I used to waste way too much time looking for my keys
I’m not exaggerating — I once spent 17 minutes late for a meeting because my keys had vanished into the usual black hole of couch cushions, tote bags, and random jacket pockets.
And honestly? That wasn’t a one-off thing. It was a pattern. Keys on the counter. Keys in my jeans. Keys “somewhere near the door” — which apparently means nowhere useful.
So I stopped trying to be “more careful.” That advice is useless. You don’t need more willpower. You need a system that works when you’re tired, distracted, or half-thinking about dinner.
The single habit that fixed it: one drop spot, every time
The habit sounds almost stupidly simple:
The second I walk in, my keys go into the same exact place. Every single time.
That’s it.
Not “usually.” Not “when I remember.” Not “if I’m not carrying groceries and a laptop and a coffee and my own emotional baggage.”

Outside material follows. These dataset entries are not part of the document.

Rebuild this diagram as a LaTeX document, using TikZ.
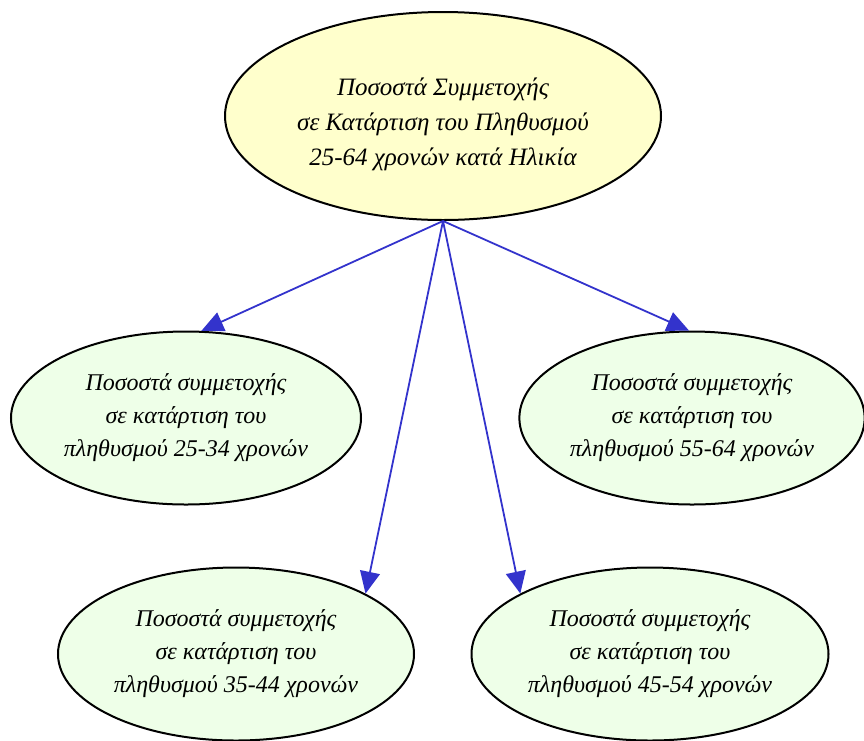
\documentclass[tikz,border=0pt]{standalone}
\usepackage{fontspec}
\setmainfont{Liberation Serif}
\usetikzlibrary{shapes.geometric,arrows.meta}
\definecolor{topfill}{HTML}{FFFFCC}
\definecolor{subfill}{HTML}{EEFFE8}
\definecolor{edgeblue}{HTML}{3333CC}
\begin{document}
\begin{tikzpicture}[
  oval/.style={ellipse, draw=black, line width=2pt, inner sep=0pt, align=center,
    font=\itshape\fontsize{24}{33}\selectfont},
  topoval/.style={oval, fill=topfill, minimum width=436pt, minimum height=208pt},
  suboval/.style={oval, fill=subfill, minimum width=350pt, minimum height=173pt},
  toptext/.style={align=center, inner sep=0pt, font=\itshape\fontsize{25}{35}\selectfont},
  link/.style={draw=edgeblue, line width=1.8pt, -{Triangle[length=22pt,width=20pt]}}
]
\useasboundingbox (0pt,0pt) rectangle (864pt,-740pt);
\node[topoval] (root) at (443pt,-116pt) {};
\node[toptext] (roottext) at (443pt,-124pt) {Ποσοστά Συμμετοχής\\σε Κατάρτιση του Πληθυσμού\\25-64 χρονών κατά Ηλικία};
\node[suboval] (a) at (186pt,-418pt) {Ποσοστά συμμετοχής\\σε κατάρτιση του\\πληθυσμού 25-34 χρονών};
\node[suboval, minimum width=344pt] (d) at (692pt,-418pt) {Ποσοστά συμμετοχής\\σε κατάρτιση του\\πληθυσμού 55-64 χρονών};
\node[suboval, minimum width=356pt] (b) at (236pt,-654pt) {Ποσοστά συμμετοχής\\σε κατάρτιση του\\πληθυσμού 35-44 χρονών};
\node[suboval, minimum width=357pt] (c) at (650pt,-654pt) {Ποσοστά συμμετοχής\\σε κατάρτιση του\\πληθυσμού 45-54 χρονών};
\coordinate (s) at (root.south);
\draw[link] (s) -- (a.80);
\draw[link] (s) -- (d.92);
\draw[link] (s) -- (b.25);
\draw[link] (s) -- (c.155);
\end{tikzpicture}
\end{document}
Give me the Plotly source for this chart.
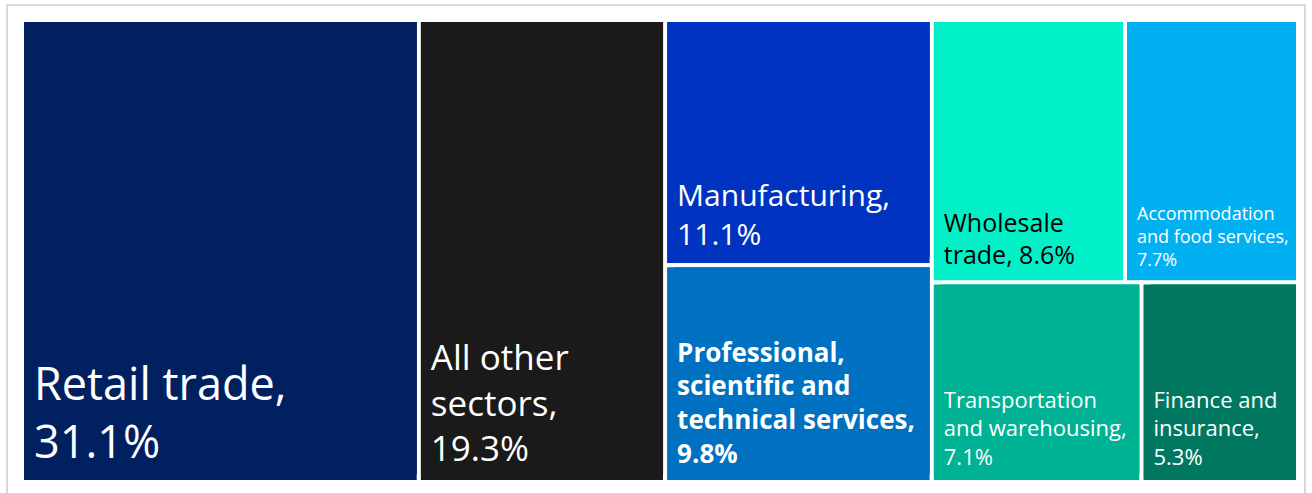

Every time I come home, I put my keys in one designated spot by the door. Same bowl. Same hook. Same shelf. Whatever works for your space — but it has to be one place only.
And yes, this one tiny habit changed everything.
Why this works when other hacks fail
I tried all the cute fixes before this.
I bought a keychain tracker once. Helpful, sure, but it didn’t solve the real problem. I still spent time searching for my keys before I remembered I had a tracker. Very glamorous.
I also tried “being mindful.” That lasted about two days. Mindfulness is great in theory. But when you’re rushing out the door, your brain is basically a browser with 42 tabs open.
The drop spot works because it removes decision-making.
No decision = no mess.
Your brain loves patterns. If keys always land in the same place, that becomes automatic. It turns from a memory task into a muscle-memory task. And that’s what you want.
The exact setup I use
I keep a small bowl right by the entrance.
Nothing fancy. No designer organizer. No expensive wall system. Just a bowl that’s big enough for keys, AirPods, and the occasional receipt I forgot was in my hand.
Here’s what matters:
- It’s visible
- It’s close to the door
- It’s for keys only
- It never moves
That last one is weirdly important. If the bowl changes location, the habit gets fuzzy. And fuzzy habits become “where did I leave them again?” habits.
If you prefer hooks, use hooks. If you have a tray, use a tray. The best system is the one you’ll actually use 20 times a week without thinking.
How I made the habit stick
I didn’t magically wake up organized. I built it.
Here’s what I did for the first two weeks:
1) I linked it to something I already do
I decided: keys out of hand, keys into the bowl, before anything else.
Not after changing shoes. Not after checking my phone. Before all of that.
That tiny sequence matters because habits latch onto existing routines. My arrival ritual became: open door, keys in bowl, shoes off.
2) I made the spot impossible to miss
The bowl is near the door, not hidden in a drawer. If I can’t see it, I don’t use it. So I placed it right in my line of sight.
And I made it slightly annoying to ignore by putting nothing else there. No mail pile. No random sunglasses. No “temporary” clutter.
3) I tracked it for 14 days
This is the part that actually locked it in for me.
I marked a simple check every day I used the drop spot successfully. Seeing a streak gave me a weird little dopamine hit, and I’m not ashamed of that.
If you use something like Trider (myhabits.in), this is exactly the kind of habit that’s easy to track. Tiny habit, obvious reward, huge payoff.
4) I gave myself a backup rule
Life happens. Sometimes I walk in holding groceries, a bag, and a package that looks like it might explode.
So I made a backup rule: if I can’t put my keys away immediately, they go in my coat pocket — and then into the bowl the moment I set anything down.
No loose keys on tables. No “I’ll remember later.” Later is where keys go to die.
What changed after 3 weeks
After about 21 days, I noticed something surprising — I stopped even thinking about where my keys were.